Planners to study development in Indonesia

Solo, Indonesia
Dennie Ramon
Victoria Beard's city and regional planning students will engage in a collaborative planning study on squatters along the Pepe River in the city of Solo, Indonesia, this winter and spring.

Victoria Beard, associate professor of city and regional planning (CRP), will be leading a new international development planning workshop in Indonesia during the spring semester. Workshop participants will engage in a collaborative planning process focused on a group of squatters along the Pepe River in the city of Solo. They will address such planning problems as affordable and secure housing, access to basic services and public space, environmental degradation, poverty and social exclusion.

“Solo is a particularly interesting city to conduct the workshop in because it has recently undergone a noteworthy planning process led by the former mayor, Joko Widodo,” Beard says.

The former mayor (commonly referred to as Jokowi), is well known for successfully relocating squatters away from another Indonesian river, the Bengawan; engaging street vendors in a relocation process; supporting traditional markets instead of developers seeking to build shopping malls; and his overall clean, transparent and participatory style of governance. He is currently the governor of Jakarta, Indonesia’s capital, and there is speculation that he will run for president in 2014.

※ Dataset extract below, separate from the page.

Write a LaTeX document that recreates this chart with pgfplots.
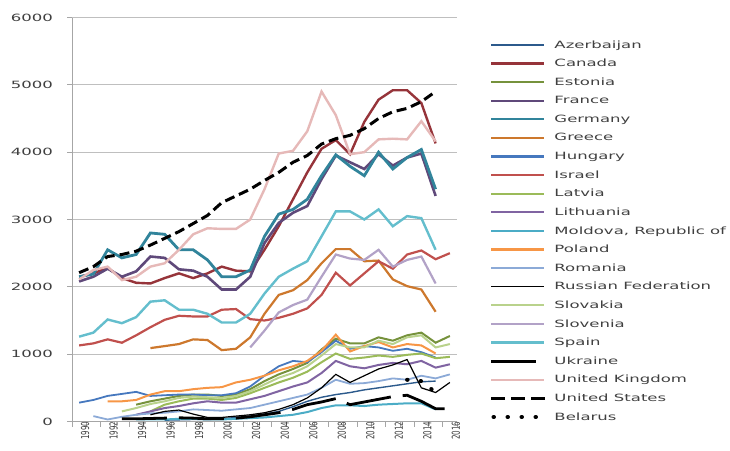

“Jokowi’s decision to relocate squatters away from the Bengawan River flies in the face of what is considered ‘best practices’ in urban planning – improving housing and basic services with minimal relocation and disruption of existing social networks,” Beard says. “There are very few international examples of successfully relocating squatters, and as a starting point in the workshop, we will examine what made the Bengawan relocation effort successful.”

Over the winter break, a group of CRP students will travel to Solo to work with local collaborators, including the communities along the Pepe River, the nongovernmental organization Yayasan Kota Kita, Solo’s municipal government, and faculty and students at Atma Jaya University. Two Indonesian collaborators will travel to Ithaca to work with students during the spring semester.

“Cornell is the epicenter of Indonesian studies, and there are broad resources here that can help make this program a success,” Beard says. “Our hope is that this partnership between CRP and our Indonesian collaborators will facilitate international development planning internships for students, and exchanges of people and knowledge in both directions.”

Starting in the fall of 2014, the workshop will be taught as a yearlong class, including another trip to Indonesia over the next winter break.

The workshop has received financial support from the Mario Einaudi Center for International Studies, the Southeast Asia Program, the Center for Engaged Learning + Research, the Department of City and Regional Planning, and the American Institute for Indonesian Studies.

Rebecca Bowes is a writer in the College of Architecture, Art and Planning.